Understanding Conflict & Cooperation
To understand conflict, we actually have to understand cooperation because they are both two sides of the same coin. In other words, if we’re not in one state, we’re in the other. At all times, we are internally either in conflict or cooperation with ourselves; similarly, we are at all times in conflict or cooperation externally with our environments. That means we’re always either in one state or the other with any other individual with whom we cross paths. And sometimes we can be in a mixed state, cooperatively dealing with a conflict, which is essentially how conflict management is defined. Even a seemingly neutral state, in which two strangers pass by on the street and just ignore each other, is still cooperatively attained. Both parties have to cooperatively agree to ignore each other. This is quite fascinating, if you think about it. It’s actually abnormal in the animal kingdom, because most predatory animals will react in conflict (fight or flight) to any strangers of the same species they come across. But somewhere along our ancestral line, we developed a social psychology, and through that psychology we cooperate with strange, other humans, even ignore them and not feel threatened by their presence. We have very special brains in this respect.

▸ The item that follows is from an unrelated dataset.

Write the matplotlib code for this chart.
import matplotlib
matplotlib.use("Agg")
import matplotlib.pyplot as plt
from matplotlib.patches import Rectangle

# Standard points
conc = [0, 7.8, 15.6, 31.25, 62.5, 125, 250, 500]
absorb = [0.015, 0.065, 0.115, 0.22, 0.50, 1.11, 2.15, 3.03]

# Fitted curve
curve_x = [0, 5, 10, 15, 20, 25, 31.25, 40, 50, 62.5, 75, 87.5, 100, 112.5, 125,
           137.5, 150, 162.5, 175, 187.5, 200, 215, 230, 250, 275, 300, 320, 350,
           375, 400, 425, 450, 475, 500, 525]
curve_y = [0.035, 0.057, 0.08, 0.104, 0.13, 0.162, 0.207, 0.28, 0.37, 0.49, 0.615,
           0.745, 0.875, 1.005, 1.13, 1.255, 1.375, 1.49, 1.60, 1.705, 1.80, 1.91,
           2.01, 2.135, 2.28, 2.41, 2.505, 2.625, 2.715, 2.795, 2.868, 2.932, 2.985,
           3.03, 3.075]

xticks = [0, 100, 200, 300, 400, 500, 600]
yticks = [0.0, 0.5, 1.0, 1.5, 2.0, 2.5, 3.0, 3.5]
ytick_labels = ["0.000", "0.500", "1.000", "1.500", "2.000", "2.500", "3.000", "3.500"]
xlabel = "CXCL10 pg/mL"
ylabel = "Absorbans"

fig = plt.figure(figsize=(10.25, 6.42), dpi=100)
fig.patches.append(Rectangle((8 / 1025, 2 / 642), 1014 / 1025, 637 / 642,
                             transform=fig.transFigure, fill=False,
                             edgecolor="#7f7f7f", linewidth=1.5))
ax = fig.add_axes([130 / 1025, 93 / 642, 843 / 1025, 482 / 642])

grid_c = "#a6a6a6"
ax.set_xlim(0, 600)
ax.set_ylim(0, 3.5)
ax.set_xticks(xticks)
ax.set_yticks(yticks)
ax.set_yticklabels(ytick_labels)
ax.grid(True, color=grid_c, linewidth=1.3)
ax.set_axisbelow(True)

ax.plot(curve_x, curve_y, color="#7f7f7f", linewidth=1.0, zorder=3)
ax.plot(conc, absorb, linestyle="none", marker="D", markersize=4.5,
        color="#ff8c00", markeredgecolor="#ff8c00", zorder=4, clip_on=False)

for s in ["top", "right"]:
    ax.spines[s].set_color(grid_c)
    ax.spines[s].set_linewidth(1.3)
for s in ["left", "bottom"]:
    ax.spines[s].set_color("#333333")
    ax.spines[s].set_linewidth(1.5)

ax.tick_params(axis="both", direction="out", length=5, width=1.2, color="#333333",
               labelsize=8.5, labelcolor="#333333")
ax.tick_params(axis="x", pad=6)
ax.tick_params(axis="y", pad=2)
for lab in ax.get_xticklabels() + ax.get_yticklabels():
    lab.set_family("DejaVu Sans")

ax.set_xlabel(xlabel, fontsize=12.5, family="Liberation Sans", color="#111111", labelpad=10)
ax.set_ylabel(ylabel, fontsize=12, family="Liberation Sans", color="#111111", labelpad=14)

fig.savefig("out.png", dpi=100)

Because of this social-psychological evolution, every human being is born with an innate understanding of how to cooperate with and how to aggress against both known and strange individuals. It’s part of our evolved psychology, part of our DNA. So we’re all born with virtually similar potentials for cooperation or conflict, with some exceptions due to genetic conditions or disorders. Plus, each of us individually learns particular strategies as to how to cooperate and aggress as part of a developmental psychology — the world views learned via environmental conditions that teaches each of us, during the course of our lifetimes, what particular situations threaten or satisfy our fundamental needs. Certain people are traumatized, for instance, by an event or circumstances that occurred when they were younger, and then that memory, maybe for the rest of their lives, serves to alert them when they might be in danger again. A certain phrase or type of look might trigger that memory and set someone off, whereas it would be totally benign to another person.
So this conditioned psychology each individual develops can make it pretty difficult to predict what someone might interpret as a threat and how aggressively they’re going react to that interpretation. But the good news is that because we’re all born with fundamentally similar human brains and bodies, even though our psychologies differ based on our life histories, we all share the same fundamental human needs and can approach an understanding of conflict and cooperation from this universal relationship.

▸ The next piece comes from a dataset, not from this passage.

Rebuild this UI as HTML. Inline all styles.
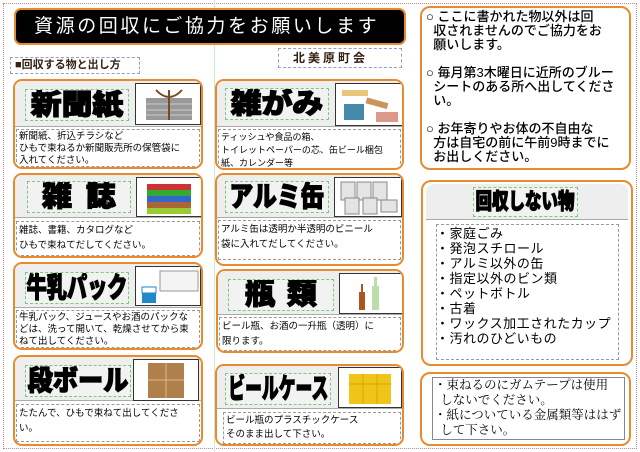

How Human Needs Factor into Conflict
There are a lot of definitions used by scholars to delineate a conflict. But we’re going to use a common definition, simplified a bit, using the concept of fundamental human needs to describe cooperation and conflict: Cooperation is an interaction between 2 or more parties, wherein each party feels they are sufficiently getting their needs met; and a Conflict is an interaction between 2 or more parties, wherein at least one party perceives another as threatening or preventing its needs from getting met.
So, when a conflict does arise, we can take a needs-based approach to understand what needs I have, which I might perceive as not being met, or what needs the other person might have that he or she doesn’t feel are being met or perceives as being threatened. We can then use some needs-based strategies to try to quickly get our own needs met if necessary, and to get the other person’s needs met, or at least restore perception that needs aren’t being threatened, so that we can get back to a state of cooperation and hence peace.

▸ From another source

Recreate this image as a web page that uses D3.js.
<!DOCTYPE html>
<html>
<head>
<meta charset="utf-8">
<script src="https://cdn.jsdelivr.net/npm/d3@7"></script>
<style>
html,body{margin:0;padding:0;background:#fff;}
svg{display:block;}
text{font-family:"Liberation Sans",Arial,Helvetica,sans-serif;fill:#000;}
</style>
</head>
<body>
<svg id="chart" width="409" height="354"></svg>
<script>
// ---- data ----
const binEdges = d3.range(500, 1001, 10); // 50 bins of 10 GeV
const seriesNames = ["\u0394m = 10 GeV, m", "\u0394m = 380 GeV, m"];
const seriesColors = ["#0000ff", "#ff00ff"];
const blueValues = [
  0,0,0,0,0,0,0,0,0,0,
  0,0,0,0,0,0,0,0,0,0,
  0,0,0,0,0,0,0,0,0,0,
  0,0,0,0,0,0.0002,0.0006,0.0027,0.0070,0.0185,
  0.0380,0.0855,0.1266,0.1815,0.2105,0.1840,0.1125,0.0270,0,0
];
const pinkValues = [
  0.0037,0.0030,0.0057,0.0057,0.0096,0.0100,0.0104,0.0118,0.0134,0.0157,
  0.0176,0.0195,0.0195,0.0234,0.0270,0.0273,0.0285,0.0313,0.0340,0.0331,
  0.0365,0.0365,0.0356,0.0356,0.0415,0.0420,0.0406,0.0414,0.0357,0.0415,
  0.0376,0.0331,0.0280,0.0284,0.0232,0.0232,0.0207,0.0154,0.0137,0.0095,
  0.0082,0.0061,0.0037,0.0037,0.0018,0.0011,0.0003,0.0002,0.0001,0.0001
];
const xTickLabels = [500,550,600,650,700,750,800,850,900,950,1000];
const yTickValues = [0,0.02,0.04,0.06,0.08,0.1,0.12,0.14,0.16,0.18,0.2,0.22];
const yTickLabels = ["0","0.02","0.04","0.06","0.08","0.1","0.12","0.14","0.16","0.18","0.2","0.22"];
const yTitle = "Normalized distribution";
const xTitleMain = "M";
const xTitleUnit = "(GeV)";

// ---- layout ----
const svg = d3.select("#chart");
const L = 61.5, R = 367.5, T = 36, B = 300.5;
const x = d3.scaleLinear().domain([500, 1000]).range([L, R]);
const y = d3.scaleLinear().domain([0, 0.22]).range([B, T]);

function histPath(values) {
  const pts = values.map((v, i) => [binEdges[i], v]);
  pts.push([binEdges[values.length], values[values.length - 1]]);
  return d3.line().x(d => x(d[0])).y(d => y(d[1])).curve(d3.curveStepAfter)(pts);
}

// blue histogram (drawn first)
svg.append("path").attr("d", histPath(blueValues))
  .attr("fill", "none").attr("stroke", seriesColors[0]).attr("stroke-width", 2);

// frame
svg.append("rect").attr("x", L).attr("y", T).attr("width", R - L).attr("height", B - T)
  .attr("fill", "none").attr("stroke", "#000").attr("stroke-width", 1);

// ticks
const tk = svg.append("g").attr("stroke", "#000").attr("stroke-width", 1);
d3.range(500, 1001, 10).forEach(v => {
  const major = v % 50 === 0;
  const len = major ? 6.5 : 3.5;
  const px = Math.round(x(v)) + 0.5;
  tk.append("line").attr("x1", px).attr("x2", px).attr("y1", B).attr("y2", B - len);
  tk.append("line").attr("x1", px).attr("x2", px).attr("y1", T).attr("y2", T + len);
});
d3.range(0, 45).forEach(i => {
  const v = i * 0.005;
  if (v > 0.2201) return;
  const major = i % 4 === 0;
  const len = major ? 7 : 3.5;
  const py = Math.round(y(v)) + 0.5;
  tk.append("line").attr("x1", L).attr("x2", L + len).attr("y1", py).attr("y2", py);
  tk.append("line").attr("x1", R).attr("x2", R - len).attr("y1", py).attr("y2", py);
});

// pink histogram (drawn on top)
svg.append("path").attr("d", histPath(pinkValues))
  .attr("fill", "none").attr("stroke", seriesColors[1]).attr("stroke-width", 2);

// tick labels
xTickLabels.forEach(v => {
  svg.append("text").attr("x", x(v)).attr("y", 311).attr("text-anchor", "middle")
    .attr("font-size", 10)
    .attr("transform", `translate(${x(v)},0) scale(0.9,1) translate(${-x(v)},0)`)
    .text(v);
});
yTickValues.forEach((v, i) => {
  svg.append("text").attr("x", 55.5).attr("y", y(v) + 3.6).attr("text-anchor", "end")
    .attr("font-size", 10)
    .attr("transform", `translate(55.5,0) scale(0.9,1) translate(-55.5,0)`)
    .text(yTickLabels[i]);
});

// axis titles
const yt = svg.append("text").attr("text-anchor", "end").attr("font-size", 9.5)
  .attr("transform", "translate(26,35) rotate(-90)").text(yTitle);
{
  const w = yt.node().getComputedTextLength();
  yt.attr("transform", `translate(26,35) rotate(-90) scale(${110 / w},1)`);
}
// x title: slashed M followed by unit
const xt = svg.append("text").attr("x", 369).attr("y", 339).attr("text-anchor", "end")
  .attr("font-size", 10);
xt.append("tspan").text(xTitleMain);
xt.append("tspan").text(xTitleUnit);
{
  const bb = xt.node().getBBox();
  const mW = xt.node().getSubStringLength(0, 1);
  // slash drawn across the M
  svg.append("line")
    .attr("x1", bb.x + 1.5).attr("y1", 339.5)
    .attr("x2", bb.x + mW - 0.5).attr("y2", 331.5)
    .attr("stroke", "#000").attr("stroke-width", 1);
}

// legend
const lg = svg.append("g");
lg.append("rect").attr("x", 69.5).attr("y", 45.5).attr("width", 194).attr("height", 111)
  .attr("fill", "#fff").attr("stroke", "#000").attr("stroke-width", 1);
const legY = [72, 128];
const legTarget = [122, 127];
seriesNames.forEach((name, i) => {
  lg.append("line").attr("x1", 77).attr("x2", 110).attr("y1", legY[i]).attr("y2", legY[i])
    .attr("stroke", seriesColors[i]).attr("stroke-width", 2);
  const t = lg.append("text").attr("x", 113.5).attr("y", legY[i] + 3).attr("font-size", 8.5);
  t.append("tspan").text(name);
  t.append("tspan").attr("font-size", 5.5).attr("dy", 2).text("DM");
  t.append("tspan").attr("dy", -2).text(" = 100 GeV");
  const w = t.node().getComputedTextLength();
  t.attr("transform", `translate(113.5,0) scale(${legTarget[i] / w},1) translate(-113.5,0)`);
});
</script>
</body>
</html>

Relating to each other on this very basic human level, regardless of our individual histories, can help us get from a state of conflict to a state of cooperation. This state illuminates our ultimate goal, and here it is: All conflict resolution has a goal of getting back to a state of cooperation, in other words getting all parties’ needs met as best we can and thus ultimately entering a state of mutual peace.
This goal often requires a recalibration of what we believe winning a conflict looks like. The goal is always peace, not conflict. So the only WIN is actually peace. We’ve been so conditioned by the media, violent movies, video games, maybe volatile relationships in our lives, that aggression is often perceived as somehow okay, even desired, as long as we win the conflict. But this is not what conflict resolution is about at all. We have to realize that even if we get into a physical fight and win, it’s not actually winning — we still lose. There are so many repercussions on both sides of the conflict, no matter who wins, that the costs almost always outweigh any benefits from a violent or aggressive interaction. The only time this isn’t true is when we survive a life-or-death attack because surviving at any cost is arguably worth the repercussions. But that type of situation is extremely rare over the population. So again, we truly WIN ONLY when the outcome is a peaceful or cooperative conclusion. That’s our goal when we practice conflict resolution.